Benedek Váradi

No. 10 – Falco KC Szombathely
- Position: Point Guard
- League: Nemzeti Bajnokság I/A

Personal information
- Born: 5 February 1995 (age 30) Szombathely, Hungary
- Nationality: Hungarian
- Listed height: 1.95 m (6 ft 5 in)

Career information
- Playing career: 2012–present

Career history
- 2012–2022: Falco KC
- 2022–2023: Rytas Vilnius
- 2023–2024: Trefl Sopot
- 2024–present: Falco KC Szombathely

Career highlights
- PLK champion (2024); 3x Hungarian League champion (2019, 2021, 2022); Hungarian Cup winner (2021);

= Benedek Váradi =

Hungarian basketball player

Benedek Váradi (born 5 February 1995) is a Hungarian professional basketball player for Falco KC Szombathely of the Hungarian Basketball League.

==Professional career==
Váradi has been the team captain of his club Falco KC, which he led to the Championship of the 2018–19 Nemzeti Bajnokság I/A season. During the 2020-21 season, Váradi averaged 12.2 points and 5.4 assists per game. He re-signed with the team on 16 August 2021.
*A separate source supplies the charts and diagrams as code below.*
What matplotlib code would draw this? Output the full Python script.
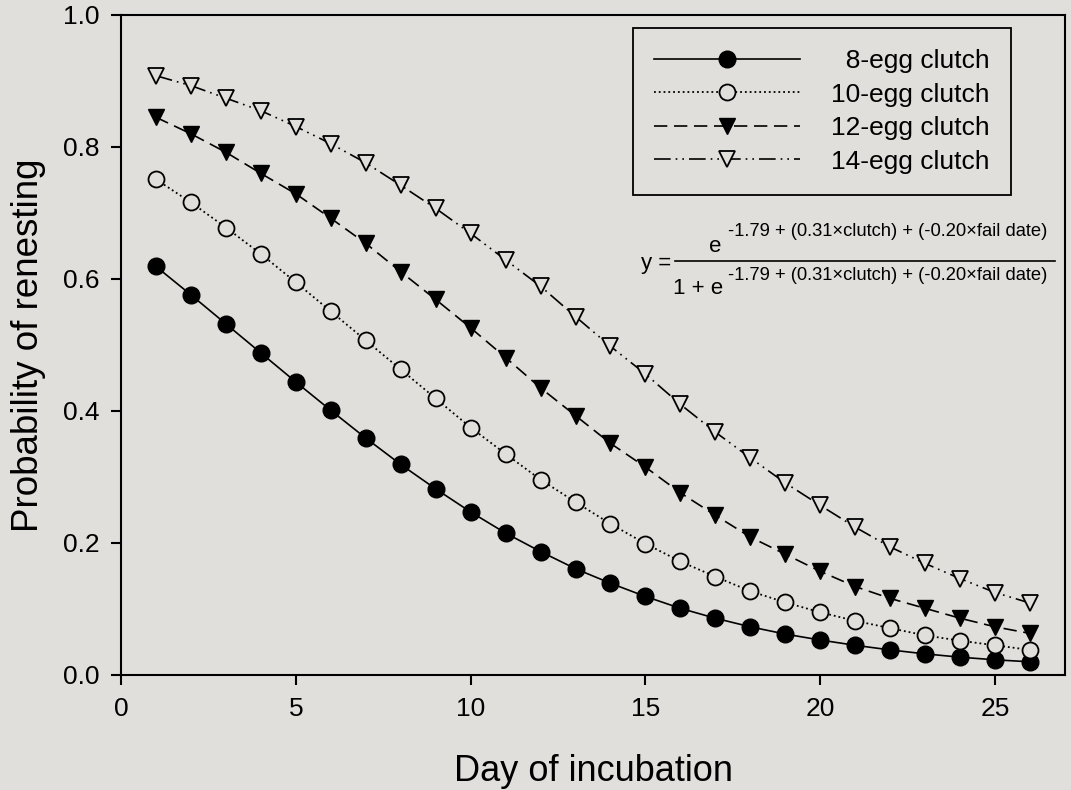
import matplotlib
matplotlib.use('Agg')
import matplotlib.pyplot as plt
from matplotlib.lines import Line2D

# Values
days = list(range(1, 27))
egg8 = [0.619, 0.576, 0.532, 0.488, 0.444, 0.401, 0.359, 0.319, 0.282, 0.247,
        0.215, 0.187, 0.161, 0.139, 0.119, 0.101, 0.086, 0.073, 0.062, 0.053,
        0.045, 0.038, 0.032, 0.027, 0.023, 0.020]
egg10 = [0.751, 0.716, 0.678, 0.638, 0.595, 0.551, 0.507, 0.463, 0.419, 0.375,
         0.335, 0.296, 0.262, 0.229, 0.199, 0.172, 0.149, 0.127, 0.110, 0.095,
         0.082, 0.071, 0.060, 0.052, 0.045, 0.038]
egg12 = [0.845, 0.820, 0.792, 0.760, 0.729, 0.692, 0.654, 0.611, 0.569, 0.526,
         0.481, 0.435, 0.393, 0.351, 0.315, 0.276, 0.242, 0.209, 0.183, 0.157,
         0.134, 0.116, 0.101, 0.086, 0.073, 0.063]
egg14 = [0.908, 0.893, 0.874, 0.855, 0.831, 0.805, 0.776, 0.742, 0.707, 0.669,
         0.629, 0.589, 0.543, 0.498, 0.456, 0.410, 0.368, 0.329, 0.291, 0.257,
         0.224, 0.194, 0.169, 0.146, 0.125, 0.109]
labels = ['  8-egg clutch', '10-egg clutch', '12-egg clutch', '14-egg clutch']

bg = '#e1dfdc'
plt.rcParams['font.family'] = ['Liberation Sans', 'DejaVu Sans']

W, H = 1071, 790
fig = plt.figure(figsize=(W / 100, H / 100), dpi=100, facecolor=bg)
ax = fig.add_axes([121 / W, 1 - 675 / H, (1065 - 121) / W, (675 - 15) / H])
ax.set_facecolor(bg)

ax.plot(days, egg8, '-', color='black', lw=1.2, marker='o', ms=12,
        mfc='black', mec='black', label=labels[0])
ax.plot(days, egg10, ':', color='black', lw=1.3, marker='o', ms=11.5,
        mfc=bg, mec='black', mew=1.3, label=labels[1])
ax.plot(days, egg12, color='black', lw=1.2, ls=(0, (8, 4)), marker='v', ms=11.5,
        mfc='black', mec='black', label=labels[2])
ax.plot(days, egg14, color='black', lw=1.2, ls=(0, (10, 3, 1, 3, 1, 3)),
        marker='v', ms=11.5, mfc=bg, mec='black', mew=1.3, label=labels[3])

ax.set_xlim(0, 27)
ax.set_ylim(0, 1.0)
ax.set_xticks([0, 5, 10, 15, 20, 25])
ax.set_yticks([0.0, 0.2, 0.4, 0.6, 0.8, 1.0])
ax.set_yticklabels(['0.0', '0.2', '0.4', '0.6', '0.8', '1.0'])
ax.tick_params(direction='out', length=7.5, width=1.5, labelsize=19, pad=8)
for s in ax.spines.values():
    s.set_linewidth(1.5)

ax.set_xlabel('Day of incubation', fontsize=26, labelpad=24)
ax.set_ylabel('Probability of renesting', fontsize=26.5, labelpad=12)

leg = ax.legend(loc='upper right', bbox_to_anchor=((1011 - 121) / 944, (675 - 28) / 660),
                borderaxespad=0, fontsize=19, handlelength=5.5, handletextpad=1.2,
                labelspacing=0.36, frameon=True, fancybox=False, edgecolor='black',
                facecolor=bg, framealpha=1, borderpad=0.8)
leg.get_frame().set_linewidth(1.3)


def fx(x):
    return x / W


def fy(y):
    return 1 - y / H


# Fitted model equation
expo = '-1.79 + (0.31\u00d7clutch) + (-0.20\u00d7fail date)'
fig.text(fx(656), fy(263), 'y =', fontsize=16, ha='center', va='center')
fig.text(fx(715), fy(246), 'e', fontsize=16, ha='center', va='center')
fig.text(fx(1047), fy(231), expo, fontsize=13.2, ha='right', va='center')
fig.add_artist(Line2D([fx(675), fx(1055)], [fy(261), fy(261)], color='black', lw=1.2))
fig.text(fx(698), fy(289), '1 + e', fontsize=16, ha='center', va='center')
fig.text(fx(1047), fy(276), expo, fontsize=13.2, ha='right', va='center')

fig.savefig('out.png', dpi=100, facecolor=bg)
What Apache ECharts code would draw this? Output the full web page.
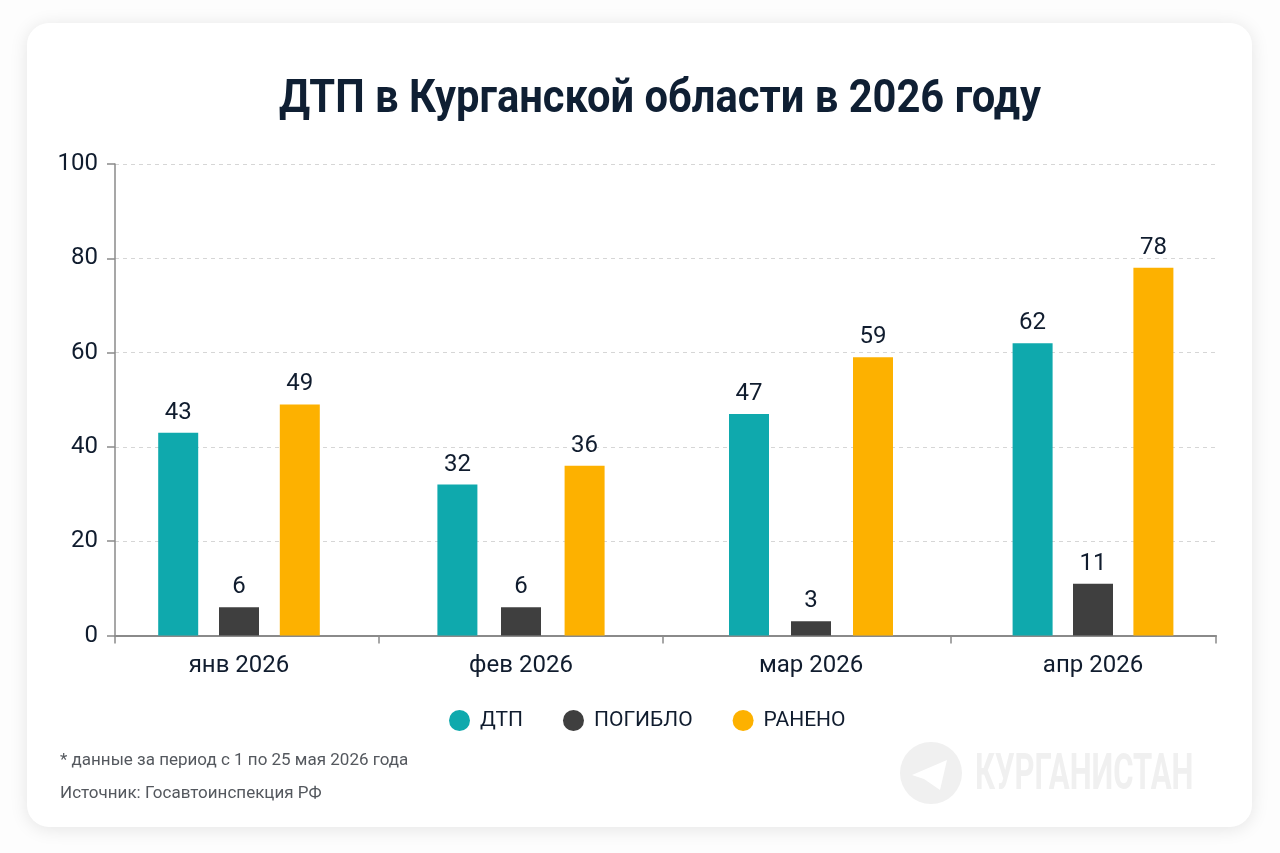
<!DOCTYPE html>
<html><head><meta charset="utf-8">
<style>html,body{margin:0;padding:0;background:#fdfdfd}#c{width:1280px;height:853px}</style>
<script src="https://cdn.jsdelivr.net/npm/echarts@6/dist/echarts.min.js"></script>
</head><body><div id="c"></div>
<script>
// Data
const months = ['янв 2026','фев 2026','мар 2026','апр 2026'];
const crashes = [43,32,47,62];
const killed = [6,6,3,11];
const injured = [49,36,59,78];
const seriesNames = ['ДТП','ПОГИБЛО','РАНЕНО'];
const yTicks = [0,20,40,60,80,100];
const titleText = 'ДТП в Курганской области в 2026 году';
const noteText = '* данные за период с 1 по 25 мая 2026 года';
const sourceText = 'Источник: Госавтоинспекция РФ';
const watermarkText = 'КУРГАНИСТАН';

// Layout (pixels on the page)
const plot = {left:115,right:1216,top:164,bottom:635.5};
const monthCentres = [239,521,811,1093];
const monthBarGaps = ['52%','59%','55%','51%'];
const monthBoundaries = [115,379,663,951,1216];
const colors = ['#0fa9ad','#3f3f3f','#fdb100'];
const ink = '#101c2e', axisGray = '#8a8a8a', FONT = 'Roboto';
const halfBand = 100;

const grids = [{left:plot.left,top:plot.top,width:plot.right-plot.left,height:plot.bottom-plot.top}];
const xAxes = [{
  type:'value',gridIndex:0,min:plot.left,max:plot.right,splitLine:{show:false},
  axisLine:{show:true,lineStyle:{color:axisGray,width:2}},
  axisTick:{show:true,length:8,customValues:monthBoundaries,lineStyle:{color:axisGray,width:1.5}},
  axisLabel:{show:false}
}];
const yAxes = [{
  type:'value',gridIndex:0,min:0,max:yTicks[yTicks.length-1],interval:20,
  axisLine:{show:true,lineStyle:{color:axisGray,width:1.5}},
  axisTick:{show:true,length:8,lineStyle:{color:axisGray,width:1.5}},
  axisLabel:{color:ink,fontFamily:FONT,fontSize:24,margin:17,padding:[3,0,0,0]},
  splitLine:{show:true,lineStyle:{color:'#d6d6d6',type:[4,4],width:1}}
}];
const series = [];
const values = [crashes,killed,injured];
months.forEach((m,i)=>{
  const g=i+1;
  grids.push({left:monthCentres[i]-halfBand,top:plot.top,width:halfBand*2,height:plot.bottom-plot.top});
  xAxes.push({type:'category',gridIndex:g,data:[m],
    axisLine:{show:false},axisTick:{show:false},
    axisLabel:{color:ink,fontFamily:FONT,fontSize:24,margin:18}});
  yAxes.push({type:'value',gridIndex:g,min:0,max:100,show:false,splitLine:{show:false}});
  seriesNames.forEach((n,s)=>{
    series.push({
      type:'bar',name:n,xAxisIndex:g,yAxisIndex:g,data:[values[s][i]],
      barWidth:40,barGap:monthBarGaps[i],itemStyle:{color:colors[s]},
      label:{show:true,position:'top',distance:8,color:ink,fontFamily:FONT,fontSize:24}
    });
  });
});

const chart = echarts.init(document.getElementById('c'),null,{renderer:'canvas'});
chart.setOption({
  animation:false,
  backgroundColor:'transparent',
  legend:{data:seriesNames,left:444,top:705,icon:'circle',itemWidth:21,itemHeight:21,itemGap:40,
    textStyle:{color:ink,fontFamily:FONT,fontSize:21,padding:[0,0,0,5]}},
  grid:grids,xAxis:xAxes,yAxis:yAxes,series:series,
  graphic:[
    {type:'rect',z:-10,silent:true,shape:{x:27,y:23,width:1225,height:804,r:22},
     style:{fill:'#fff',shadowBlur:18,shadowColor:'rgba(0,0,0,0.10)',shadowOffsetY:2}},
    {type:'text',x:660,y:100,scaleX:0.906,style:{text:titleText,fill:'#0f1f33',fontFamily:FONT,fontWeight:'bold',fontSize:46,align:'center',verticalAlign:'middle'}},
    {type:'text',left:60,top:752,style:{text:noteText,fill:'#54585e',fontFamily:FONT,fontSize:17}},
    {type:'text',left:60,top:785,style:{text:sourceText,fill:'#54585e',fontFamily:FONT,fontSize:17}},
    {type:'circle',z:-5,silent:true,shape:{cx:931,cy:773,r:31},style:{fill:'#f0f0f0'}},
    {type:'polygon',z:-4,silent:true,shape:{points:[[947,760],[912,775],[924,779],[940,790]]},style:{fill:'#fff'}},
    {type:'text',z:-5,silent:true,x:975,y:776,scaleX:0.62,style:{text:watermarkText,fill:'#f0f0f0',fontFamily:FONT,fontWeight:'bold',fontSize:50,align:'left',verticalAlign:'middle'}}
  ]
});
</script></body></html>
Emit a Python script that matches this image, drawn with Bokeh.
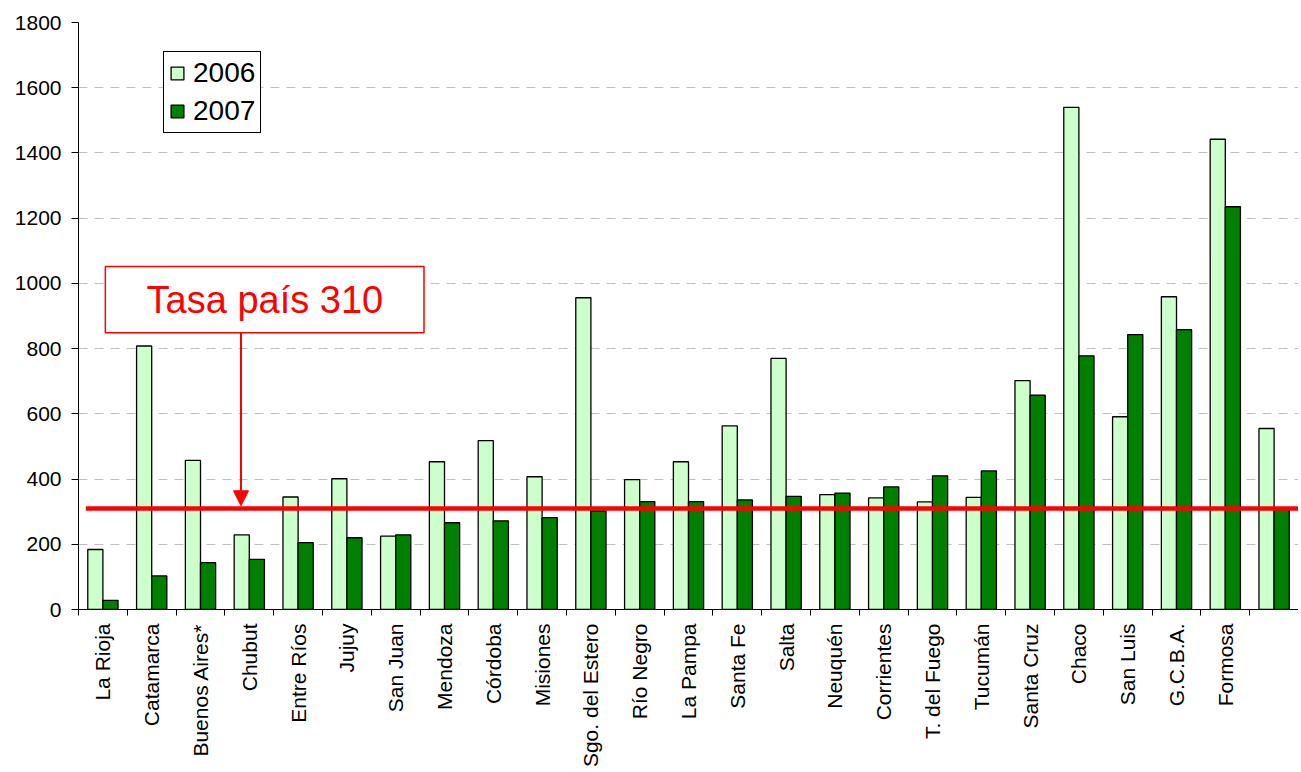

On July 13, 2023, he signed with Trefl Sopot of the Polish Basketball League (PLK).

==National team==
Váradi has been a member of the Hungarian national basketball team.
At the EuroBasket 2022 qualification, Hungary surprisingly defeated defending Champion Slovenia 77-75. Váradi labelled the victory as "among the most important" in his career.